The Ones We’re Meant to Find by Joan He // Book Review

I first fell in love with this book because the cover was gorgeous. I think I could spend a lifetime just staring at the cover and how beautifully it came out. But then I read the book and it blew me away in so many different ways.

Here’s More about The Ones We’re Meant to Find

Cee has been trapped on an abandoned island for three years without any recollection of how she arrived, or memories from her life prior. All she knows is that somewhere out there, beyond the horizon, she has a sister named Kay, and it’s up to Cee to cross the ocean and find her.

In a world apart, 16-year-old STEM prodigy Kasey Mizuhara lives in an eco-city built for people who protected the planet―and now need protecting from it. With natural disasters on the rise due to climate change, eco-cities provide clean air, water, and shelter. Their residents, in exchange, must spend at least a third of their time in stasis pods, conducting business virtually whenever possible to reduce their environmental footprint. While Kasey, an introvert and loner, doesn’t mind the lifestyle, her sister Celia hated it. Popular and lovable, Celia much preferred the outside world. But no one could have predicted that Celia would take a boat out to sea, never to return.

Now it’s been three months since Celia’s disappearance, and Kasey has given up hope. Logic says that her sister must be dead. But nevertheless, she decides to retrace Celia’s last steps. Where they’ll lead her, she does not know. Her sister was full of secrets. But Kasey has a secret of her own.

My Thoughts

This wasn’t the typical YA SFF story that I usually read. I mean, it has the tropes. It has the bits and pieces of a YA SFF story that you want, but it was so much more for me. It read like literary fiction. It had that Kazuo Ishiguro Never Let Me Go vibe and it really surprised me. This was definitely one of those stories where it was less important how the world worked, how the science of everything turned out, and how Kasey eventually figured out how to save the world. It’s more about Kasey and Celia; their fractured relationship, their need to find each other, and the world that they grew up in and how that affected both of their lives in very different ways.
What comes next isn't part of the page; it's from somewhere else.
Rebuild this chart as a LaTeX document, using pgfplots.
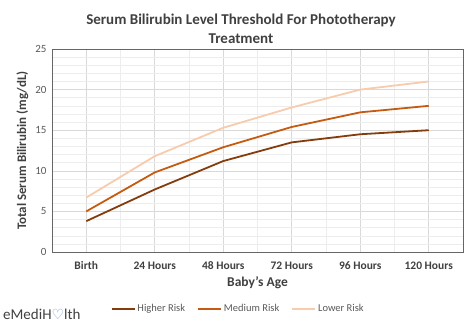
\documentclass[border=0pt]{standalone}
\usepackage{fontspec}
\setmainfont{Carlito}
\newfontfamily\symfont{DejaVu Sans}
\usepackage{pgfplots}
\pgfplotsset{compat=1.18}
\definecolor{hr}{HTML}{843C0C}
\definecolor{mr}{HTML}{C55A11}
\definecolor{lr}{HTML}{F8CBAD}
\definecolor{txt}{HTML}{404040}
\definecolor{tick}{HTML}{595959}
\begin{document}
\begin{tikzpicture}[x=1pt,y=1pt]
\path[use as bounding box] (0,0) rectangle (474,325);
\begin{axis}[
  at={(52pt,73pt)}, anchor=south west,
  scale only axis, width=411pt, height=203pt,
  xmin=-0.5, xmax=5.5, ymin=0, ymax=25,
  xtick={0,1,2,3,4,5},
  xticklabels={Birth,24 Hours,48 Hours,72 Hours,96 Hours,120 Hours},
  minor xtick={0.5,1.5,2.5,3.5,4.5},
  ytick={0,5,10,15,20,25},
  minor ytick={1,2,3,4,6,7,8,9,11,12,13,14,16,17,18,19,21,22,23,24},
  grid=both,
  major grid style={draw=black!15, line width=0.6pt},
  minor grid style={draw=black!7, line width=0.5pt},
  axis line style={draw=black!60, line width=0.8pt},
  major tick length=0pt, minor tick length=0pt,
  /pgf/number format/assume math mode=true,
  yticklabel style={font=\fontsize{11}{13}\selectfont, text=tick, xshift=-2pt},
  xticklabel style={font=\fontsize{11.5}{13}\selectfont\bfseries, text=txt, yshift=-6pt},
  xlabel={Baby's Age},
  ylabel={Total Serum Bilirubin (mg/dL)},
  xlabel style={font=\fontsize{13.5}{15}\selectfont\bfseries, text=txt, yshift=0pt},
  ylabel style={font=\fontsize{13}{15}\selectfont\bfseries, text=txt, yshift=0pt},
  legend columns=3,
  legend style={draw=none, fill=none, at={(rel axis cs:0.453,-0.281)}, anchor=center,
    font=\fontsize{10.5}{12}\selectfont, text=tick,
    /tikz/every even column/.append style={column sep=10pt}},
  legend image code/.code={\draw[#1, line width=1.8pt] (0pt,0pt) -- (23pt,0pt);},
]
\addplot[hr, line width=1.8pt] coordinates {(0,3.8) (1,7.7) (2,11.2) (3,13.5) (4,14.5) (5,15.0)};
\addlegendentry{Higher Risk}
\addplot[mr, line width=1.8pt] coordinates {(0,5.0) (1,9.8) (2,12.9) (3,15.4) (4,17.2) (5,18.0)};
\addlegendentry{Medium Risk}
\addplot[lr, line width=1.8pt] coordinates {(0,6.7) (1,11.8) (2,15.3) (3,17.8) (4,20.0) (5,21.0)};
\addlegendentry{Lower Risk}
\end{axis}
\node[font=\fontsize{15}{19}\selectfont\bfseries, text=txt, align=center] at (241,296)
  {Serum Bilirubin Level Threshold For Phototherapy\\Treatment};
\node[anchor=base west, font=\fontsize{15}{17}\selectfont, text=txt, inner sep=0pt] at (3,6)
  {eMediH{\symfont\color{cyan!50!blue!60}\fontsize{14}{16}\selectfont ♡}lth};
\end{tikzpicture}
\end{document}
Of course, there’s some explanation, but for most of the book there’s a level of trust you need to have in Joan He to guide you towards the inevitable ending. However, if you’re looking for a book with detailed information on how the world is saved from climate change and pollution, you’re going to be sorely disappointed. The main focuses of this book are Celia and Kasey making this much more than just another SFF novel. This makes it literary. It makes it character-driven and elevates the book to a more mature level. Honestly, I think this will be the perfect book for those literary fans out there.

Celia and Kasey are really different from each other and the author shares that in several different ways. It’s there in the text as you read, but it’s also in the different POVs the characters’ perspectives are written. It’s in the way each chapter header begins and how they speak about each other. It really made you think that these two sisters couldn’t be any more different, but the one theme that both of them carry is this love for their sister and finding them.

The twist that eventually came in this book was so surprising and I felt like something was on its way towards that reveal while we were reading. The timelines didn’t make sense or something Kasey said wouldn’t align with what Celia said. It was an interesting play to keep the twist as hushed as possible, but the twist still got me and surprised me.

I will admit, this book isn’t perfect. There are some confusing parts and for much of the book I was wondering where all of this was going. It wasn’t too bad because I knew the author would take care of me, but it still bummed me out when the timelines jumped a lot and some of Kasey’s sections were a little over my head because they weren’t explained well. When I mentioned that the story is more literary, it also meant that there’s some of the classic SFF components that are lost like world-building. Like I mentioned, there’s a lot of trust involved with the author. You have to let her tell the story in her way and follow along the best you can. Then, you’ll see the overall picture and make you think much deeper than what’s happening in the story.

Overall, a captivating story about two sisters on the search for each other. Knowing these sisters is a whole other level as you’re learning not only who they are, but how they think, how they understand and perceive the world, and how much they truly love each other. This was my first book from Joan He and I’m honestly excited to try out more from her in the future.

I received a copy of this book from the publisher. My opinions have not been influenced by the author or the publisher.